▶ **Do this**: Below this line are records; write out exactly the lines from the one containing "Give me the Plotly source for this chart." through the one containing "minor_vals = [m", with the pictures left out.

(Saved entries)

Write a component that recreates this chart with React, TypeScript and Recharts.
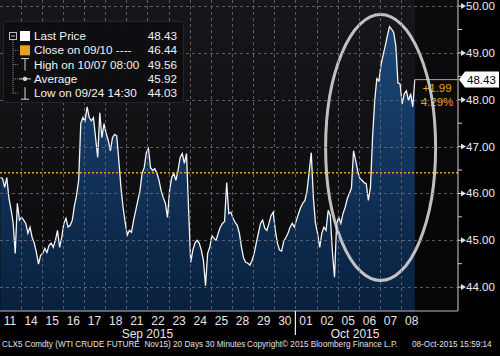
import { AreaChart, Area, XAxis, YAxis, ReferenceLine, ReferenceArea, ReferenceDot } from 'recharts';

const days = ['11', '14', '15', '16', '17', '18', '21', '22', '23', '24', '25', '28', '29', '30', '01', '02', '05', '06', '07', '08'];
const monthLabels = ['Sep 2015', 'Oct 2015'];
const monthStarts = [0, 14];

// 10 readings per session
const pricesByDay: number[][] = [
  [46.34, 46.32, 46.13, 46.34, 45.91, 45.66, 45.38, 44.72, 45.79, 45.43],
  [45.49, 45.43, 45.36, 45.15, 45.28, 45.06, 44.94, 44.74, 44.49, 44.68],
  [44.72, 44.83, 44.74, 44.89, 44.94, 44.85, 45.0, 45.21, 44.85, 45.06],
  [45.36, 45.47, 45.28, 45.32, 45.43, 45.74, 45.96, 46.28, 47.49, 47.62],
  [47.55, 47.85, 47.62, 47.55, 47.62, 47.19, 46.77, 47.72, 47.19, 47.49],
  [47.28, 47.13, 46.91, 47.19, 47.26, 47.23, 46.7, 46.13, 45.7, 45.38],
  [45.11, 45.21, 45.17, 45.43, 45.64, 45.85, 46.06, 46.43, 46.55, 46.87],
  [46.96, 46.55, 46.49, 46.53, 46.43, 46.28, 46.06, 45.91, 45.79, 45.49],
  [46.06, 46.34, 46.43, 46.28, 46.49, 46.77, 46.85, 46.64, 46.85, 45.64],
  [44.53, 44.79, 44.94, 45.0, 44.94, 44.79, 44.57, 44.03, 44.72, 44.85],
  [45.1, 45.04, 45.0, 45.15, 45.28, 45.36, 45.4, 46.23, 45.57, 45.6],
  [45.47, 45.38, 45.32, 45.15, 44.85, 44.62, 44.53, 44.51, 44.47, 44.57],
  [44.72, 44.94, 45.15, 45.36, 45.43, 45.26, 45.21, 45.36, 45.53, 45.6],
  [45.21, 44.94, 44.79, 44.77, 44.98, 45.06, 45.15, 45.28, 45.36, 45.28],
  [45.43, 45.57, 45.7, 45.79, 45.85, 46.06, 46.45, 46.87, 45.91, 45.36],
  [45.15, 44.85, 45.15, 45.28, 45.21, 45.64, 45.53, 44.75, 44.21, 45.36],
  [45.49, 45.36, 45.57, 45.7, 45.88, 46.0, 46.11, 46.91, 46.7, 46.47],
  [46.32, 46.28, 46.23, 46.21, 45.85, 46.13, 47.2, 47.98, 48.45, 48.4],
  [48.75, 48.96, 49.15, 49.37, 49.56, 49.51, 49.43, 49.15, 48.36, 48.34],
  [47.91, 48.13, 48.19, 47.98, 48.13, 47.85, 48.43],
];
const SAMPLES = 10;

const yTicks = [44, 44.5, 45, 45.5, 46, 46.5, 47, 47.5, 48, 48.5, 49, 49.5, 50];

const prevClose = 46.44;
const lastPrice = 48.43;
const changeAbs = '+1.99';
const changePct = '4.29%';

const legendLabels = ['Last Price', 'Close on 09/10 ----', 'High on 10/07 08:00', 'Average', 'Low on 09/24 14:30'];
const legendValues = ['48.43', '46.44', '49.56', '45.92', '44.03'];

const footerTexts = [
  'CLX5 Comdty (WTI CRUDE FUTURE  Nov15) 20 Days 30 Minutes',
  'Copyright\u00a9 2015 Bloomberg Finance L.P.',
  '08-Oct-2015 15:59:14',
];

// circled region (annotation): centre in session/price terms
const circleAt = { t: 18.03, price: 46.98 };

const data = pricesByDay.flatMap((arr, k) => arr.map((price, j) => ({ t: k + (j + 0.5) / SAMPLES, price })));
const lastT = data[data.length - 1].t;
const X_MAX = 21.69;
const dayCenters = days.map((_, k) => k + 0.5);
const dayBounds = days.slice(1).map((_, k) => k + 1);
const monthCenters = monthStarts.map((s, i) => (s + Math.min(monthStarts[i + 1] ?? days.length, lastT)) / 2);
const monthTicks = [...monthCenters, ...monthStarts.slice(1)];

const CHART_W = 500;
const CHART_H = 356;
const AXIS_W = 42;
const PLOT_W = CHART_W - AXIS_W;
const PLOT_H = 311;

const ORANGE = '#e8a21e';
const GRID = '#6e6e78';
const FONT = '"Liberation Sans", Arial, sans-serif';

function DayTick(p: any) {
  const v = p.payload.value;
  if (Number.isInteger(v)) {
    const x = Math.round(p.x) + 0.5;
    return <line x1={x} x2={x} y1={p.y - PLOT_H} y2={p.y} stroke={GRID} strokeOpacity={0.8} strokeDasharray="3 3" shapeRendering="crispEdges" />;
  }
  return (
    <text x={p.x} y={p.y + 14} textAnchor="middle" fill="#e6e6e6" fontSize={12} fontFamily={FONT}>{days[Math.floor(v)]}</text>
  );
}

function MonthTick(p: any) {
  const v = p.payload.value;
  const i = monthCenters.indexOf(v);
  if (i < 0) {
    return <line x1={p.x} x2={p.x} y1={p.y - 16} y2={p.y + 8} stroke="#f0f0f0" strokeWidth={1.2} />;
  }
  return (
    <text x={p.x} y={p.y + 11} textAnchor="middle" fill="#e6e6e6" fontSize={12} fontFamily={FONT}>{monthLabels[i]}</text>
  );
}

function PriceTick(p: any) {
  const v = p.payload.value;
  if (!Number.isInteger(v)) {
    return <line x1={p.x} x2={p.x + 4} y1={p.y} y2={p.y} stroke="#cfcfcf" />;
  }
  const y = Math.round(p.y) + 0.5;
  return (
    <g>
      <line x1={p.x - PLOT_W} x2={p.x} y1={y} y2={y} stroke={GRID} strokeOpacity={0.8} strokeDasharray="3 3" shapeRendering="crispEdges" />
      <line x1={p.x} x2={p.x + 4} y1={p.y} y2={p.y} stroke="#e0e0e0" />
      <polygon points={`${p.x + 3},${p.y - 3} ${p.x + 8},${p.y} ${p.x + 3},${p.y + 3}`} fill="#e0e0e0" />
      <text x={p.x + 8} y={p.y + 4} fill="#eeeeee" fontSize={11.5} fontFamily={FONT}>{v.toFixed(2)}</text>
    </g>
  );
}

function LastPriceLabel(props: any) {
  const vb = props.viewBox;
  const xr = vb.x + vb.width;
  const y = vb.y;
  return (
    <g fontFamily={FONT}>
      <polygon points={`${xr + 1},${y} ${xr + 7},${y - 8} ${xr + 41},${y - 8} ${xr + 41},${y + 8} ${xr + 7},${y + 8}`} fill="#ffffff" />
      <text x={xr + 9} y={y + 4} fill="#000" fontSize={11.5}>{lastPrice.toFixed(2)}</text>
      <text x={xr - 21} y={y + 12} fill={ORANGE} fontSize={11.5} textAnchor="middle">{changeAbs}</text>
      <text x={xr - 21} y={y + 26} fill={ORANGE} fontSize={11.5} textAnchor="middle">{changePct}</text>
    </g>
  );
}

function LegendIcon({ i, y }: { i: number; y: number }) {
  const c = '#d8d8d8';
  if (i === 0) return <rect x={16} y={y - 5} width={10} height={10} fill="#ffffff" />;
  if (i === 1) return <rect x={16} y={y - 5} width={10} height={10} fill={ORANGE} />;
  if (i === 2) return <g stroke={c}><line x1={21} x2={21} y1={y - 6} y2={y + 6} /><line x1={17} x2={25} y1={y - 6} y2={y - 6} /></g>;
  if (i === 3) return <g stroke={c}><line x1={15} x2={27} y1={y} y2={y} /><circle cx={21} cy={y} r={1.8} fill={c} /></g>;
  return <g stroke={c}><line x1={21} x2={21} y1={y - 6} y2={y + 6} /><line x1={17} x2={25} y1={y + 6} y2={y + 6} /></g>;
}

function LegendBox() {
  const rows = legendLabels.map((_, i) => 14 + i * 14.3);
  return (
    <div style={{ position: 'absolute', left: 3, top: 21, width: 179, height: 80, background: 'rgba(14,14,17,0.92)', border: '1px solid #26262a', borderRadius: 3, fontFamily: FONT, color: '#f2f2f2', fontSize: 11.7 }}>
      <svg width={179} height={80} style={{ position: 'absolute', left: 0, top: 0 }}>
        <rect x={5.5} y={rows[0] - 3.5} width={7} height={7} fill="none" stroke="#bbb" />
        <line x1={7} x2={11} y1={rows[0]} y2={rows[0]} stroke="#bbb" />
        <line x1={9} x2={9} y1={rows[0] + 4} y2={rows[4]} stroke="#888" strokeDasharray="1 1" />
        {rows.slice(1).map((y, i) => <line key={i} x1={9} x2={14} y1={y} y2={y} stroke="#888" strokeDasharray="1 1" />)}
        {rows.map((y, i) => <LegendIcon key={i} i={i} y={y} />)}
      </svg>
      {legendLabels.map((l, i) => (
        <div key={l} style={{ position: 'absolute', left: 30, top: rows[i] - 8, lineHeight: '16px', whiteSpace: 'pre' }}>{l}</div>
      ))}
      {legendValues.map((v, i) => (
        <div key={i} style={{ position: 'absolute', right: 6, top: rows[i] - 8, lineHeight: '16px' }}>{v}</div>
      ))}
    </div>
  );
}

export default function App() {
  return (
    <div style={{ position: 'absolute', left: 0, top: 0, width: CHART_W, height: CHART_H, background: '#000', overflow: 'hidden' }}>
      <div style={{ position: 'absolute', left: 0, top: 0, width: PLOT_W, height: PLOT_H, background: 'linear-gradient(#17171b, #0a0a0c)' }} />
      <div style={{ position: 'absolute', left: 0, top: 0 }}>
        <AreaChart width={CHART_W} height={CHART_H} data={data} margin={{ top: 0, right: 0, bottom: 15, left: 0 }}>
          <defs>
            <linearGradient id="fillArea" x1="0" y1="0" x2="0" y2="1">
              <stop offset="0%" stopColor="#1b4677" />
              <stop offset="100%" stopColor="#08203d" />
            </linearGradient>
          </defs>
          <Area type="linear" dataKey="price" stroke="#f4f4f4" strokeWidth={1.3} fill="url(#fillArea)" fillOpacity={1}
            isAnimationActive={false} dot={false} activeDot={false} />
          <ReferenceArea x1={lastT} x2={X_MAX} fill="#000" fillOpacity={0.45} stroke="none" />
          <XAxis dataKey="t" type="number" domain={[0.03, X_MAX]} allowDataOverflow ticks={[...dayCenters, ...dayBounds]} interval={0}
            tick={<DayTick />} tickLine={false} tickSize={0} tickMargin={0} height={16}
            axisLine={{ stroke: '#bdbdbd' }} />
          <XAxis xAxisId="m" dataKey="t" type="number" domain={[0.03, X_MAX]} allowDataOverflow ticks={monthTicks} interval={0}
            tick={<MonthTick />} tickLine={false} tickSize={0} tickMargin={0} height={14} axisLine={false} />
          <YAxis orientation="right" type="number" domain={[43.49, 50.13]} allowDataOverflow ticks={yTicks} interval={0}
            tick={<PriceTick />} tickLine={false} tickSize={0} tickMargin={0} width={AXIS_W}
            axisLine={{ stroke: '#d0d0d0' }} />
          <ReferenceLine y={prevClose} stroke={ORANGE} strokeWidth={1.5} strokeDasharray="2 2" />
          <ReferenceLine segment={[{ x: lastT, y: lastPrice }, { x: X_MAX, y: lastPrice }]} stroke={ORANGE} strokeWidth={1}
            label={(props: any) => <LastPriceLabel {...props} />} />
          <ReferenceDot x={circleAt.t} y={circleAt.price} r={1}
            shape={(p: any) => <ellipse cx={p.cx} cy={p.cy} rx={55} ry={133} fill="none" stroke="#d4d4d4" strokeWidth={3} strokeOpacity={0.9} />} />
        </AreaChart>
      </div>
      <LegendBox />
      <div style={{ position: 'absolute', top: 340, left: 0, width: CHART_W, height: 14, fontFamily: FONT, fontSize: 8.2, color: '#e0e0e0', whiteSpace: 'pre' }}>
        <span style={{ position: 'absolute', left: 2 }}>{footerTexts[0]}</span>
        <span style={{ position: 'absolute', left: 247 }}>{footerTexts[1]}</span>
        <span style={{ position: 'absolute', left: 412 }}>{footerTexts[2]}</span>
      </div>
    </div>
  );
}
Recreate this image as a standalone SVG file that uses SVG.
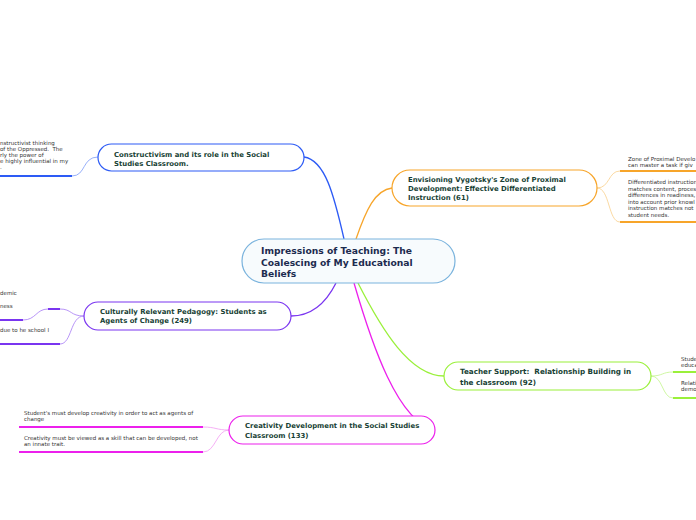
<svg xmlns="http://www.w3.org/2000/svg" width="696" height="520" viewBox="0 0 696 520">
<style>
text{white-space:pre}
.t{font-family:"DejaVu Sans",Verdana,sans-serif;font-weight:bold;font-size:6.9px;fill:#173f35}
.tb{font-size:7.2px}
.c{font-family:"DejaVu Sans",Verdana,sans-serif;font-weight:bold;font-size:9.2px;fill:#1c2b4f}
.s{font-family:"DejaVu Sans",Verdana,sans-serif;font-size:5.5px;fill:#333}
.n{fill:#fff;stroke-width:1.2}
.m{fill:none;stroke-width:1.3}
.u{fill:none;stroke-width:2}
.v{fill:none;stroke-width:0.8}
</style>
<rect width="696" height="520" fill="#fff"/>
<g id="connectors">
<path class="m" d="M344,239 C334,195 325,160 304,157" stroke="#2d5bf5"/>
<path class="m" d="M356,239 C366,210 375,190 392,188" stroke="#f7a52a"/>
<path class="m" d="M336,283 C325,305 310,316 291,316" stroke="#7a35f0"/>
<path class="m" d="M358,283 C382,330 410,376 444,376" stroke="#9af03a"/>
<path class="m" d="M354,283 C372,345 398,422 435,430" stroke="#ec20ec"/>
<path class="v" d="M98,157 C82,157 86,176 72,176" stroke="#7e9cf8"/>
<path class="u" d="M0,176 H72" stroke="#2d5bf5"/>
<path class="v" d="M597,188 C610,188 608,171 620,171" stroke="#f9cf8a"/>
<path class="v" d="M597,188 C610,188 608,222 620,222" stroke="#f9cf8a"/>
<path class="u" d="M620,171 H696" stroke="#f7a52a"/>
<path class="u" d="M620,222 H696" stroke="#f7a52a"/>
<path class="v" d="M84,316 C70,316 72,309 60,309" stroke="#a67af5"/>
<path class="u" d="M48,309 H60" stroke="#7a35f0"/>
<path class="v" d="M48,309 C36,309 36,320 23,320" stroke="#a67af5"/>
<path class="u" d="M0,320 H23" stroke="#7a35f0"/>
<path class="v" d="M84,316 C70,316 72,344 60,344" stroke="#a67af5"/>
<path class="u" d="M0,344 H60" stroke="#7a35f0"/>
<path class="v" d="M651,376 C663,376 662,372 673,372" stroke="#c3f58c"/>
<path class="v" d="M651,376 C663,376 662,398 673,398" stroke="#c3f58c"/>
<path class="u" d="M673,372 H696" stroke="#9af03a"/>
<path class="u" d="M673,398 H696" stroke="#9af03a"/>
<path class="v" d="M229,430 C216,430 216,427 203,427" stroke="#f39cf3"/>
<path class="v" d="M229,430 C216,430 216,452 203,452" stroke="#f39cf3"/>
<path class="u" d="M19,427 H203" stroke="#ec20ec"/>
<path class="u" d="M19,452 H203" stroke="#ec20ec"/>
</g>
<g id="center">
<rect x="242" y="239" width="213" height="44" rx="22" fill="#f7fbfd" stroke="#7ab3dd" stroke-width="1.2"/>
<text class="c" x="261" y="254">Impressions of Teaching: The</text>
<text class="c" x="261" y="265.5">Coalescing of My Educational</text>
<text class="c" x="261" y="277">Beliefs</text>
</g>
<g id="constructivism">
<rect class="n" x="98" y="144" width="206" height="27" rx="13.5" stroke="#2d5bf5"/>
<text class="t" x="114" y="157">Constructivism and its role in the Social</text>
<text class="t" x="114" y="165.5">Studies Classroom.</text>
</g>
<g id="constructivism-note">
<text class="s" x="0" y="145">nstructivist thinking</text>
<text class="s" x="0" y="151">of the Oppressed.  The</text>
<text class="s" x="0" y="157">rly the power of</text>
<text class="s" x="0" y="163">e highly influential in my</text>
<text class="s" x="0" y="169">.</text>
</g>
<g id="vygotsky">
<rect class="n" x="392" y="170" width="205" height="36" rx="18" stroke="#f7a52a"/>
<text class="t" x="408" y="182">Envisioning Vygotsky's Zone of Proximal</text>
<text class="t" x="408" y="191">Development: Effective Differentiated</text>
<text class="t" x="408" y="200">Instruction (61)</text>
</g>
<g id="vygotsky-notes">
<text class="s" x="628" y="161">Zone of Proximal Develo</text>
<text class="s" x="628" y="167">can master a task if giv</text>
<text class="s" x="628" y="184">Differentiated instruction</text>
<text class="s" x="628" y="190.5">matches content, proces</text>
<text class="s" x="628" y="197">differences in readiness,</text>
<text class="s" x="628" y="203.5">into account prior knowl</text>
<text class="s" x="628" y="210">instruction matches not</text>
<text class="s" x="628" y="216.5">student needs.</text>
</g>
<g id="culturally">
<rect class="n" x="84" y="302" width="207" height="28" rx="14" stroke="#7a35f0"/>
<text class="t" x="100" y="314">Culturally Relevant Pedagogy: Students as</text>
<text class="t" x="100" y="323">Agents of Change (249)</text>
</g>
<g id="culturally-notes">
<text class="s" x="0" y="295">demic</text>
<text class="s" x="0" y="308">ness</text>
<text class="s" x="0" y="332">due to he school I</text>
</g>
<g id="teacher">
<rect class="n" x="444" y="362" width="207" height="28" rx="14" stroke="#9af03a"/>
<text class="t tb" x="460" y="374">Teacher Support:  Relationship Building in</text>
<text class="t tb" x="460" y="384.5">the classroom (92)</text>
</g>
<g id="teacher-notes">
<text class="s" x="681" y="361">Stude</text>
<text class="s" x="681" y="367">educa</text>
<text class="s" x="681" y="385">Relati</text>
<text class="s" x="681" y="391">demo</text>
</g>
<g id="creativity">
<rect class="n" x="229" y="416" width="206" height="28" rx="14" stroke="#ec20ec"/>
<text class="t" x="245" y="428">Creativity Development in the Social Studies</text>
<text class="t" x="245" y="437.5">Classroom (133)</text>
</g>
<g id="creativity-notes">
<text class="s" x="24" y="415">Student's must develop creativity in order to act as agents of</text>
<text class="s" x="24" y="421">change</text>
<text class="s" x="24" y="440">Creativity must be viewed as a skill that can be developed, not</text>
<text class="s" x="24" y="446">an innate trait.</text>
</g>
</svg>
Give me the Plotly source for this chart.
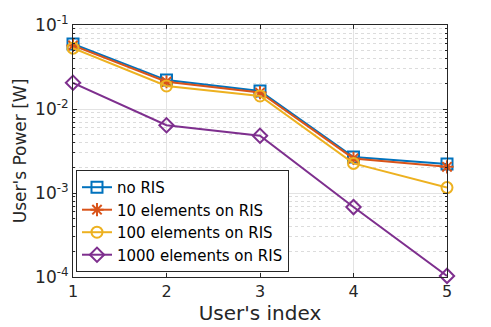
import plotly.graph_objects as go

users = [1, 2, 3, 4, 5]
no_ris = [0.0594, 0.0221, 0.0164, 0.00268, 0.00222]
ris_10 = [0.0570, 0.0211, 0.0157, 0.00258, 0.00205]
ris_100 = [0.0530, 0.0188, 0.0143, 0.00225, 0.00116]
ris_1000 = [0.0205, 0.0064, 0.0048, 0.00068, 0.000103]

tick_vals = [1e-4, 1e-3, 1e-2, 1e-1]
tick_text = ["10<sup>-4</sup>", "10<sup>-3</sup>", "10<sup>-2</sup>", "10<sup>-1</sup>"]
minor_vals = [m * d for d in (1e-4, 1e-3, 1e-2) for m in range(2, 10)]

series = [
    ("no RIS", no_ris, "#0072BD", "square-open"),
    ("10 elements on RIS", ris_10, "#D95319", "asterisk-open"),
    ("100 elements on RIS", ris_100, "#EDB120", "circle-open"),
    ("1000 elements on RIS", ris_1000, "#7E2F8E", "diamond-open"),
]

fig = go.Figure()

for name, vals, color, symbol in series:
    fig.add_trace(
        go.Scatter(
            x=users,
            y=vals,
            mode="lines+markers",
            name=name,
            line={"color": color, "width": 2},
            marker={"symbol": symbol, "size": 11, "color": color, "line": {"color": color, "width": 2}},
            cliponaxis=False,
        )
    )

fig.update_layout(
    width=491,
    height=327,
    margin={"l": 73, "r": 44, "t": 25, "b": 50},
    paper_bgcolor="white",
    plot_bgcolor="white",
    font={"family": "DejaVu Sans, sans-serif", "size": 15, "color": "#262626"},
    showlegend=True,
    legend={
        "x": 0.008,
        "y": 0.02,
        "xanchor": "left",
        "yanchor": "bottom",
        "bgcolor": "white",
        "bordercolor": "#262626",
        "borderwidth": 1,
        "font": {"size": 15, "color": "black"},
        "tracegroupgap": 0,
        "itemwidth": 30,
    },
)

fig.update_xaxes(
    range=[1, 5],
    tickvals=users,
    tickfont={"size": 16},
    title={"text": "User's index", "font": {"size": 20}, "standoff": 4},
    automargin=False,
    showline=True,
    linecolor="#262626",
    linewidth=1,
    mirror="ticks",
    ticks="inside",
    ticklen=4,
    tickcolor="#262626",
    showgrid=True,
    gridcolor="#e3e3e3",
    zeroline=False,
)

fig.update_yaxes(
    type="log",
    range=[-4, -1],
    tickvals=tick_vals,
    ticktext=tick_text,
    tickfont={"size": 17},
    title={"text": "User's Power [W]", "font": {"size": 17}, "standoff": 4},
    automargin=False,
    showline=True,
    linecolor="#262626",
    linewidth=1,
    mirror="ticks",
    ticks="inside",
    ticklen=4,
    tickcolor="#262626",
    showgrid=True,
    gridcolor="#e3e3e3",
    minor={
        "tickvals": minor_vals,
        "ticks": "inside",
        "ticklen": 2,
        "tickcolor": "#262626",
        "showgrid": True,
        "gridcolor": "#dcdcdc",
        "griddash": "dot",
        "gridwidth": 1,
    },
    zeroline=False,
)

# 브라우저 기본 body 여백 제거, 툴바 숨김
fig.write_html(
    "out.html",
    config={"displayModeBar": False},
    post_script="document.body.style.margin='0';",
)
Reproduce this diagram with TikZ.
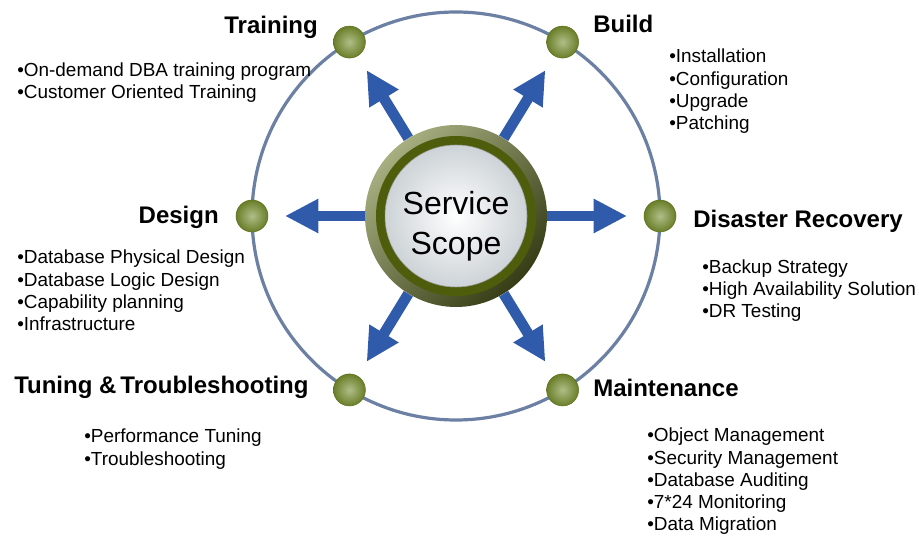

▶ **Written solution**:
Give me the Plotly source for this chart.
import plotly.graph_objects as go

users = [1, 2, 3, 4, 5]
no_ris = [0.0594, 0.0221, 0.0164, 0.00268, 0.00222]
ris_10 = [0.0570, 0.0211, 0.0157, 0.00258, 0.00205]
ris_100 = [0.0530, 0.0188, 0.0143, 0.00225, 0.00116]
ris_1000 = [0.0205, 0.0064, 0.0048, 0.00068, 0.000103]

tick_vals = [1e-4, 1e-3, 1e-2, 1e-1]
tick_text = ["10<sup>-4</sup>", "10<sup>-3</sup>", "10<sup>-2</sup>", "10<sup>-1</sup>"]
minor_vals = [m * d for d in (1e-4, 1e-3, 1e-2) for m in range(2, 10)]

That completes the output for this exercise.